Secondly, I was taught to look for certain features on maps by former Trans Iowa co-director, David Pals, who is a college trained and professional geologist. The way rivers run are a big clue to finding more rollers and steeper ones at that. You can show me a map of a county and I can pretty much tell you where you will find the steeper hills and the most hills on any given road just by looking at the water and where it flows instead of at a grid of roads. (Thanks David!)
I also look for "non-grid" roads. These are roads that do not follow the rigid rule of "mile square" patterns that most roads do follow in Iowa. After awhile, you can tell whether or not these are "ridge roads", "valley roads", or just interesting, twisted roads based off old Native American trails, old trading routes, old stage coach routes, or the like. These almost always are worth looking into.
|Twisty-turny roads are my favorite finds.|
Once I have decided on a tentative route plan, it is time to go look at it with my own two eyes. While many former Trans Iowa riders may find this hard to believe, I am not laughing maniacally while I am driving a proposed route, nor am I looking for even more terrible things to throw at you. I actually throw more things out than I keep, to be honest. Finding a balance between "toughness" and a course someone could actually complete is not an easy thing to figure out, especially when weather can really throw a wrench in the works, or take what you thought would be hard and make it a cakewalk. (Think the B Roads in T.I.v9)

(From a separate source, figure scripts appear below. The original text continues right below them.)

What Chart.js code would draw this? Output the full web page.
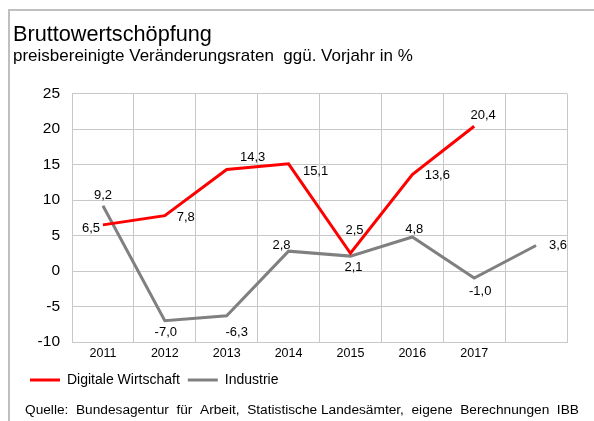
<!DOCTYPE html>
<html>
<head>
<meta charset="utf-8">
<script src="https://cdn.jsdelivr.net/npm/chart.js@4"></script>
<style>
	html, body { margin: 0; padding: 0; background: #fff; }
	#wrap { position: relative; width: 594px; height: 421px; overflow: hidden; }
	#frame { position: absolute; left: 8px; top: 9px; width: 600px; height: 430px;
		border-left: 2px solid #bfbfbf; border-top: 2px solid #bfbfbf; }
	canvas { position: absolute; left: 0; top: 0; }
</style>
</head>
<body>
<div id="wrap">
	<div id="frame"></div>
	<canvas id="chart" width="594" height="421"></canvas>
</div>
<script>
const years = ['2011', '2012', '2013', '2014', '2015', '2016', '2017', ''];
const digitaleWirtschaft = [6.5, 7.8, 14.3, 15.1, 2.5, 13.6, 20.4, null];
const industrie = [9.2, -7.0, -6.3, 2.8, 2.1, 4.8, -1.0, 3.6];
const yTicks = [-10, -5, 0, 5, 10, 15, 20, 25];

// label offsets from each point, px (dx, dy)
const digitaleLabelPos = [[-12, 4], [21, 2], [26, -12], [27, 8], [4, -23], [25, 1], [9, -11], null];
const industrieLabelPos = [[0, -10], [1, 12], [10, 17], [-7, -6], [3, 11], [2, -8], [6, 13], [22, 0]];

const FONT = '"Liberation Sans", Arial, sans-serif';
const fmt = v => v.toFixed(1).replace('.', ',');

const pointLabels = {
	id: 'pointLabels',
	afterDatasetsDraw(chart) {
		const ctx = chart.ctx;
		const posList = [digitaleLabelPos, industrieLabelPos];
		ctx.save();
		ctx.font = '13px ' + FONT;
		ctx.fillStyle = '#000';
		ctx.textBaseline = 'middle';
		ctx.textAlign = 'center';
		chart.data.datasets.forEach((ds, i) => {
			chart.getDatasetMeta(i).data.forEach((pt, j) => {
				const v = ds.data[j];
				const p = posList[i][j];
				if (v === null || !p) return;
				ctx.fillText(fmt(v), pt.x + p[0], pt.y + p[1]);
			});
		});
		ctx.restore();
	}
};

const sourceLine = {
	id: 'sourceLine',
	afterDraw(chart) {
		const ctx = chart.ctx;
		ctx.save();
		ctx.font = '13.7px ' + FONT;
		ctx.fillStyle = '#000';
		ctx.textBaseline = 'middle';
		ctx.textAlign = 'left';
		ctx.fillText('Quelle:  Bundesagentur  für  Arbeit,  Statistische Landesämter,  eigene  Berechnungen  IBB', 25, 410);
		ctx.restore();
	}
};

// nudge the legend a bit to the right, title stays where it is
const legendShift = {
	id: 'legendShift',
	afterLayout(chart) {
		chart.legend.left += 9;
	}
};

new Chart(document.getElementById('chart'), {
	type: 'line',
	data: {
		labels: years,
		datasets: [{
			label: 'Digitale Wirtschaft',
			data: digitaleWirtschaft,
			borderColor: '#ff0000',
			backgroundColor: '#ff0000',
			borderWidth: 3,
			pointRadius: 0,
			tension: 0
		}, {
			label: 'Industrie',
			data: industrie,
			borderColor: '#808080',
			backgroundColor: '#808080',
			borderWidth: 3,
			pointRadius: 0,
			tension: 0
		}]
	},
	options: {
		responsive: false,
		animation: false,
		devicePixelRatio: 1,
		layout: {
			padding: { left: 13, right: 27, top: 23, bottom: 24 }
		},
		plugins: {
			title: {
				display: true,
				text: 'Bruttowertschöpfung',
				align: 'start',
				color: '#000',
				font: { family: FONT, size: 21.7, weight: 'normal', lineHeight: 1.1 },
				padding: { top: 0, bottom: 0 }
			},
			subtitle: {
				display: true,
				text: 'preisbereinigte Veränderungsraten  ggü. Vorjahr in %',
				align: 'start',
				color: '#000',
				font: { family: FONT, size: 17, lineHeight: 1.1 },
				padding: { top: 0, bottom: 28 }
			},
			legend: {
				position: 'bottom',
				align: 'start',
				labels: {
					usePointStyle: true,
					pointStyle: 'line',
					pointStyleWidth: 30,
					color: '#000',
					padding: 8,
					font: { family: FONT, size: 14, lineHeight: 1.0 }
				}
			},
			tooltip: { enabled: false }
		},
		scales: {
			x: {
				offset: true,
				grid: {
					offset: true,
					color: '#c8c8c8',
					drawTicks: false
				},
				border: { color: '#c8c8c8' },
				ticks: {
					color: '#000',
					padding: 4,
					maxRotation: 0,
					font: { family: FONT, size: 12.5 }
				}
			},
			y: {
				min: -10,
				max: 25,
				afterBuildTicks: axis => { axis.ticks = yTicks.map(v => ({ value: v })); },
				afterFit: axis => { axis.width = 59; },
				grid: {
					color: '#c8c8c8',
					drawTicks: false
				},
				border: { color: '#c8c8c8' },
				ticks: {
					color: '#000',
					padding: 12,
					font: { family: FONT, size: 15.5 }
				}
			}
		}
	},
	plugins: [pointLabels, sourceLine, legendShift]
});
</script>
</body>
</html>
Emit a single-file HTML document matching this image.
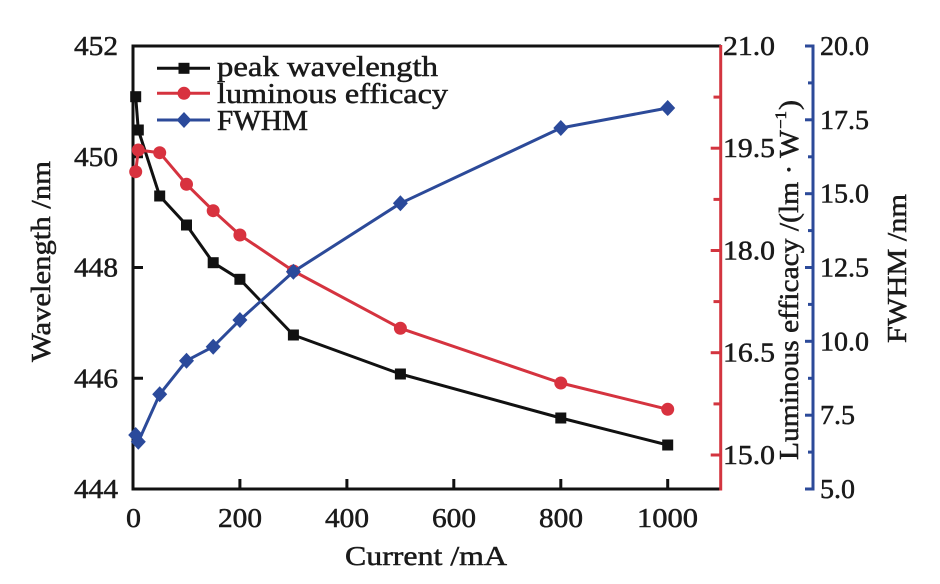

Roads will be found that are not there, truncated, or road construction/repair may be an issue. Then re-routes have to be figured out, which is why I pack all my maps with me during recon and make notations. I take a lot of images, not just to show off to all of you, but as a visual reminder for later of what the course is like. I look for possible re-routes around B Roads in case of wetter weather, and earmark possible problem areas in case of a bad Winter or wet Spring. Resupply options are checked out, and routing through cities and towns is considered out in the field as well. Things you can not possibly see on maps, like bad intersections, dangerous railroad crossings, or jig-a-jogs are notated and remembered for the cue sheet drafts.
Finally, all the data is plugged into an online route finder and that is where I draw up the final turn-by-turn cues and get a gps based mileage for the course which proves to be quite accurate. Once a final cue sheet form has been made by my plugging in the turn-by-turn instructions into a formatted document on the computer, I send the draft over to a friend who double checks my work for clarity and accuracy against the proposed route. If faults are found, I correct them. Then I print off a master set and in the Spring we do another recon with folks that drive the route by my cues and see if the directions make sense, and see if there are any mistakes. Road anomalies that may have arisen since the previous recon are taken into account, and may cause a rerouting and that obviously affects the cues. Finally, the route drivers give me their honest feedback on the route and if it passes muster, I set the cues in stone, and await the time to print off cue sheet sets.
|This road, which was open during recon, was found closed during the Spring rechecking.|
Even after all of that, the weather can shut down the event, so I have to be ready to swallow my pride and forgo all my preparations to cede the day to the situation I, (and the riders), are dealt to handle. Fortunately that has not happened since T.I.v6, which in itself is a minor miracle. (Which is to say we're due to get bombed out at T.I.v10, but if so, there is nothing I can do about that.)
That doesn't cover everything, but again, I tried to answer this question as thoroughly as I could in one blog post! I hope that gives you all a little insight as to how these courses happen every year.